*Dataset excerpt*.

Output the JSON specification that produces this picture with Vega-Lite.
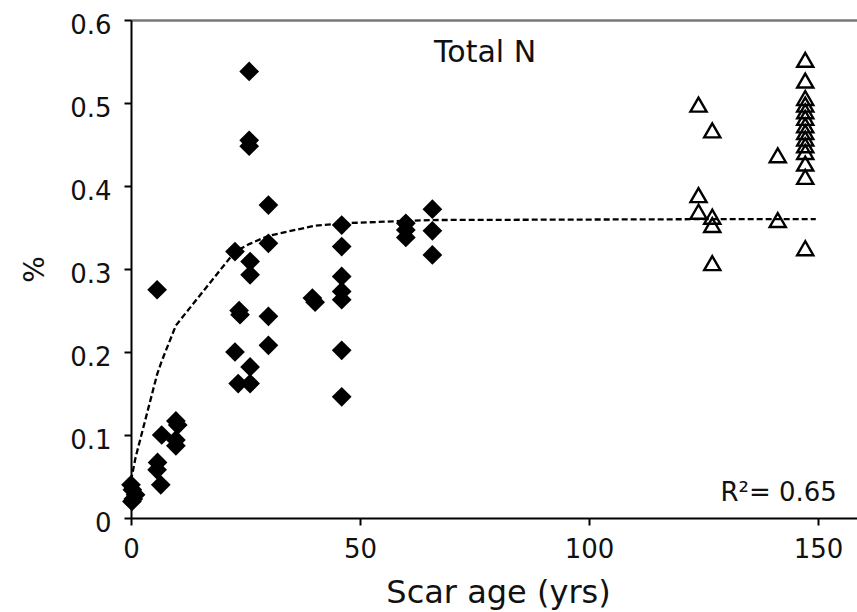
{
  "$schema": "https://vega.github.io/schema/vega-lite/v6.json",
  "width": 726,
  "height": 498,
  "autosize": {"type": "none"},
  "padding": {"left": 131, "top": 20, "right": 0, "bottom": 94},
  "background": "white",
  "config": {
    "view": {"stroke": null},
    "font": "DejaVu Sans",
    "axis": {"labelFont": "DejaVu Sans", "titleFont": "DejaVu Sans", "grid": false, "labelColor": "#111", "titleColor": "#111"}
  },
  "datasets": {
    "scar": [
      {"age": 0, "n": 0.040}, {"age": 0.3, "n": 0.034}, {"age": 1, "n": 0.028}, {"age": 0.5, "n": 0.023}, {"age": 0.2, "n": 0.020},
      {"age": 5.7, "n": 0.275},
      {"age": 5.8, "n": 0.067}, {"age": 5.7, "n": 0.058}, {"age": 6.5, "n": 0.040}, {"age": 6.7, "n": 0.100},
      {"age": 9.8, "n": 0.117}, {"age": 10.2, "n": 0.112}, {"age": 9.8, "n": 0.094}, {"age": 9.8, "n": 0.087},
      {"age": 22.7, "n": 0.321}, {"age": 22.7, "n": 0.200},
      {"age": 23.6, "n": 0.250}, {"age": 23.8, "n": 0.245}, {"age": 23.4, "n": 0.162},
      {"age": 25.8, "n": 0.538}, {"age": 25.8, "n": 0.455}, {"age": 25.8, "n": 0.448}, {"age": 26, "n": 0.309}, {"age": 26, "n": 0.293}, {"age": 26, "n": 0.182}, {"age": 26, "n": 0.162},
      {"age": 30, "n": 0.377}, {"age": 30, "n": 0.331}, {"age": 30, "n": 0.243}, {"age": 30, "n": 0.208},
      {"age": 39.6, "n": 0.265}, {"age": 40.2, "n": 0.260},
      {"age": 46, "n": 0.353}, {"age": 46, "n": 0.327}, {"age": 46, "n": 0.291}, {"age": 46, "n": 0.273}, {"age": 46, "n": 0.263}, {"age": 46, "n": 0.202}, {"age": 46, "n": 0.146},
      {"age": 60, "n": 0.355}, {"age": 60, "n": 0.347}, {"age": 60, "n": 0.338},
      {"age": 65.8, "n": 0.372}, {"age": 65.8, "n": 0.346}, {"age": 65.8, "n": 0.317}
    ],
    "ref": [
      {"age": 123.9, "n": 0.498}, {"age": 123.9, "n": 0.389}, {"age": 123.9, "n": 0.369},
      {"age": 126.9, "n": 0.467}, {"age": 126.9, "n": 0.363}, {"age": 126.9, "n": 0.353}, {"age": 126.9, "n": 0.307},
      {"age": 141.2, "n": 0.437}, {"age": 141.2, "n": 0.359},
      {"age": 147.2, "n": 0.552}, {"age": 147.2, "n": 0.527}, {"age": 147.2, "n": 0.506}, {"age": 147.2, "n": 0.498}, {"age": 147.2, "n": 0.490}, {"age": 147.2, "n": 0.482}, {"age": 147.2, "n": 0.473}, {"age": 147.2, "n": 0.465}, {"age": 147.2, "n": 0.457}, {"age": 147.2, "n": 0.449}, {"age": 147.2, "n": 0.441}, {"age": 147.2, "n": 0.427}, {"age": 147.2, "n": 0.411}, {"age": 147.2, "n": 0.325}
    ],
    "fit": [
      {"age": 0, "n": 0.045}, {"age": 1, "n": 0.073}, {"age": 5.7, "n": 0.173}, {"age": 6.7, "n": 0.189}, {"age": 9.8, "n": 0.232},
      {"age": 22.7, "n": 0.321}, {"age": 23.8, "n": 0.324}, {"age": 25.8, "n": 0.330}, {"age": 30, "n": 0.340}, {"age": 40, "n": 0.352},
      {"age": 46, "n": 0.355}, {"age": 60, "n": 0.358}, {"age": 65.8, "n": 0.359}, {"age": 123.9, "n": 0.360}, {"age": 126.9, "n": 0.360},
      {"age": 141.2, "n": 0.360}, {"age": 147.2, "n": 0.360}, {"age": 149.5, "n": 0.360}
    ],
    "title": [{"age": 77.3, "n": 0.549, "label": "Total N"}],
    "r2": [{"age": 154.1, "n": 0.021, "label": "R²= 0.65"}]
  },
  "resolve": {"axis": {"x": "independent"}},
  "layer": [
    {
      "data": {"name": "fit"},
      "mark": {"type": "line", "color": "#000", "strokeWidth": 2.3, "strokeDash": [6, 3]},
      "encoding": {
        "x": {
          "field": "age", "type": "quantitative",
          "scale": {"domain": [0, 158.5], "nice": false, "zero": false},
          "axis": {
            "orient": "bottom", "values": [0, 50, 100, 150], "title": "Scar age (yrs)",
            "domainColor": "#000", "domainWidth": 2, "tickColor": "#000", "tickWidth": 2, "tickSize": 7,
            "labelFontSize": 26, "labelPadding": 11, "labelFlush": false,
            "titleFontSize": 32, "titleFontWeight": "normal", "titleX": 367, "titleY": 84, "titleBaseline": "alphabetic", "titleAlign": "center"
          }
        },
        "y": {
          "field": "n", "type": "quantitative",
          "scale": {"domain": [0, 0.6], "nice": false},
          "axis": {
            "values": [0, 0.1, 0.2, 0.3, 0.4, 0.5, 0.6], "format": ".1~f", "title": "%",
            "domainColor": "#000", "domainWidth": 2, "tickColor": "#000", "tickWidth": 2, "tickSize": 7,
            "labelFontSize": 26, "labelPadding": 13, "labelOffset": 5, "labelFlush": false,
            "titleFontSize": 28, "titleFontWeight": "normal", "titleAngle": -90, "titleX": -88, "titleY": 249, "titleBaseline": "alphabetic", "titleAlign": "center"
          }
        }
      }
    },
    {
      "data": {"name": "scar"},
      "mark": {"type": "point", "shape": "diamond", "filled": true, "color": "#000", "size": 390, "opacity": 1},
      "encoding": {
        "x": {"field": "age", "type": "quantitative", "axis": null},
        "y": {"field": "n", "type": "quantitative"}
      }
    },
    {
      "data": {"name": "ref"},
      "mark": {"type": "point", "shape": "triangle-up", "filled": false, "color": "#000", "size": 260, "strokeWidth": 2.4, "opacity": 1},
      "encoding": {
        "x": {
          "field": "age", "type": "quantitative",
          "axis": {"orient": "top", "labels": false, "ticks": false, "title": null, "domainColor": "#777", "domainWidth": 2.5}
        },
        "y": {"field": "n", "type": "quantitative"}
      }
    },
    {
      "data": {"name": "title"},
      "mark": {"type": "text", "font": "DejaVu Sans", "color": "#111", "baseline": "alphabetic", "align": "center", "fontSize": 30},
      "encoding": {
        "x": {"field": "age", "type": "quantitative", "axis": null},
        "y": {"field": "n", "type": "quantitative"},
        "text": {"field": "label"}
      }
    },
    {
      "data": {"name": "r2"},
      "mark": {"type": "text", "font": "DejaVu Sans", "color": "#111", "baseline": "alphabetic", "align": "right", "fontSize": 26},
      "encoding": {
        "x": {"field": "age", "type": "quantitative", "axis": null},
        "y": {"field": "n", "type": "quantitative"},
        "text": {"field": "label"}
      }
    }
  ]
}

*Short exercise*. Return the material word for word. Pictures are not part of the copy.

*Finished exercise*.
Output the JSON specification that produces this picture with Vega-Lite.
{
  "$schema": "https://vega.github.io/schema/vega-lite/v6.json",
  "width": 726,
  "height": 498,
  "autosize": {"type": "none"},
  "padding": {"left": 131, "top": 20, "right": 0, "bottom": 94},
  "background": "white",
  "config": {
    "view": {"stroke": null},
    "font": "DejaVu Sans",
    "axis": {"labelFont": "DejaVu Sans", "titleFont": "DejaVu Sans", "grid": false, "labelColor": "#111", "titleColor": "#111"}
  },
  "datasets": {
    "scar": [
      {"age": 0, "n": 0.040}, {"age": 0.3, "n": 0.034}, {"age": 1, "n": 0.028}, {"age": 0.5, "n": 0.023}, {"age": 0.2, "n": 0.020},
      {"age": 5.7, "n": 0.275},
      {"age": 5.8, "n": 0.067}, {"age": 5.7, "n": 0.058}, {"age": 6.5, "n": 0.040}, {"age": 6.7, "n": 0.100},
      {"age": 9.8, "n": 0.117}, {"age": 10.2, "n": 0.112}, {"age": 9.8, "n": 0.094}, {"age": 9.8, "n": 0.087},
      {"age": 22.7, "n": 0.321}, {"age": 22.7, "n": 0.200},
      {"age": 23.6, "n": 0.250}, {"age": 23.8, "n": 0.245}, {"age": 23.4, "n": 0.162},
      {"age": 25.8, "n": 0.538}, {"age": 25.8, "n": 0.455}, {"age": 25.8, "n": 0.448}, {"age": 26, "n": 0.309}, {"age": 26, "n": 0.293}, {"age": 26, "n": 0.182}, {"age": 26, "n": 0.162},
      {"age": 30, "n": 0.377}, {"age": 30, "n": 0.331}, {"age": 30, "n": 0.243}, {"age": 30, "n": 0.208},
      {"age": 39.6, "n": 0.265}, {"age": 40.2, "n": 0.260},
      {"age": 46, "n": 0.353}, {"age": 46, "n": 0.327}, {"age": 46, "n": 0.291}, {"age": 46, "n": 0.273}, {"age": 46, "n": 0.263}, {"age": 46, "n": 0.202}, {"age": 46, "n": 0.146},
      {"age": 60, "n": 0.355}, {"age": 60, "n": 0.347}, {"age": 60, "n": 0.338},
      {"age": 65.8, "n": 0.372}, {"age": 65.8, "n": 0.346}, {"age": 65.8, "n": 0.317}
    ],
    "ref": [
      {"age": 123.9, "n": 0.498}, {"age": 123.9, "n": 0.389}, {"age": 123.9, "n": 0.369},
      {"age": 126.9, "n": 0.467}, {"age": 126.9, "n": 0.363}, {"age": 126.9, "n": 0.353}, {"age": 126.9, "n": 0.307},
      {"age": 141.2, "n": 0.437}, {"age": 141.2, "n": 0.359},
      {"age": 147.2, "n": 0.552}, {"age": 147.2, "n": 0.527}, {"age": 147.2, "n": 0.506}, {"age": 147.2, "n": 0.498}, {"age": 147.2, "n": 0.490}, {"age": 147.2, "n": 0.482}, {"age": 147.2, "n": 0.473}, {"age": 147.2, "n": 0.465}, {"age": 147.2, "n": 0.457}, {"age": 147.2, "n": 0.449}, {"age": 147.2, "n": 0.441}, {"age": 147.2, "n": 0.427}, {"age": 147.2, "n": 0.411}, {"age": 147.2, "n": 0.325}
    ],
    "fit": [
      {"age": 0, "n": 0.045}, {"age": 1, "n": 0.073}, {"age": 5.7, "n": 0.173}, {"age": 6.7, "n": 0.189}, {"age": 9.8, "n": 0.232},
      {"age": 22.7, "n": 0.321}, {"age": 23.8, "n": 0.324}, {"age": 25.8, "n": 0.330}, {"age": 30, "n": 0.340}, {"age": 40, "n": 0.352},
      {"age": 46, "n": 0.355}, {"age": 60, "n": 0.358}, {"age": 65.8, "n": 0.359}, {"age": 123.9, "n": 0.360}, {"age": 126.9, "n": 0.360},
      {"age": 141.2, "n": 0.360}, {"age": 147.2, "n": 0.360}, {"age": 149.5, "n": 0.360}
    ],
    "title": [{"age": 77.3, "n": 0.549, "label": "Total N"}],
    "r2": [{"age": 154.1, "n": 0.021, "label": "R²= 0.65"}]
  },
  "resolve": {"axis": {"x": "independent"}},
  "layer": [
    {
      "data": {"name": "fit"},
      "mark": {"type": "line", "color": "#000", "strokeWidth": 2.3, "strokeDash": [6, 3]},
      "encoding": {
        "x": {
          "field": "age", "type": "quantitative",
          "scale": {"domain": [0, 158.5], "nice": false, "zero": false},
          "axis": {
            "orient": "bottom", "values": [0, 50, 100, 150], "title": "Scar age (yrs)",
            "domainColor": "#000", "domainWidth": 2, "tickColor": "#000", "tickWidth": 2, "tickSize": 7,
            "labelFontSize": 26, "labelPadding": 11, "labelFlush": false,
            "titleFontSize": 32, "titleFontWeight": "normal", "titleX": 367, "titleY": 84, "titleBaseline": "alphabetic", "titleAlign": "center"
          }
        },
        "y": {
          "field": "n", "type": "quantitative",
          "scale": {"domain": [0, 0.6], "nice": false},
          "axis": {
            "values": [0, 0.1, 0.2, 0.3, 0.4, 0.5, 0.6], "format": ".1~f", "title": "%",
            "domainColor": "#000", "domainWidth": 2, "tickColor": "#000", "tickWidth": 2, "tickSize": 7,
            "labelFontSize": 26, "labelPadding": 13, "labelOffset": 5, "labelFlush": false,
            "titleFontSize": 28, "titleFontWeight": "normal", "titleAngle": -90, "titleX": -88, "titleY": 249, "titleBaseline": "alphabetic", "titleAlign": "center"
          }
        }
      }
    },
    {
      "data": {"name": "scar"},
      "mark": {"type": "point", "shape": "diamond", "filled": true, "color": "#000", "size": 390, "opacity": 1},
      "encoding": {
        "x": {"field": "age", "type": "quantitative", "axis": null},
        "y": {"field": "n", "type": "quantitative"}
      }
    },
    {
      "data": {"name": "ref"},
      "mark": {"type": "point", "shape": "triangle-up", "filled": false, "color": "#000", "size": 260, "strokeWidth": 2.4, "opacity": 1},
      "encoding": {
        "x": {
          "field": "age", "type": "quantitative",
          "axis": {"orient": "top", "labels": false, "ticks": false, "title": null, "domainColor": "#777", "domainWidth": 2.5}
        },
        "y": {"field": "n", "type": "quantitative"}
      }
    },
    {
      "data": {"name": "title"},
      "mark": {"type": "text", "font": "DejaVu Sans", "color": "#111", "baseline": "alphabetic", "align": "center", "fontSize": 30},
      "encoding": {
        "x": {"field": "age", "type": "quantitative", "axis": null},
        "y": {"field": "n", "type": "quantitative"},
        "text": {"field": "label"}
      }
    },
    {
      "data": {"name": "r2"},
      "mark": {"type": "text", "font": "DejaVu Sans", "color": "#111", "baseline": "alphabetic", "align": "right", "fontSize": 26},
      "encoding": {
        "x": {"field": "age", "type": "quantitative", "axis": null},
        "y": {"field": "n", "type": "quantitative"},
        "text": {"field": "label"}
      }
    }
  ]
}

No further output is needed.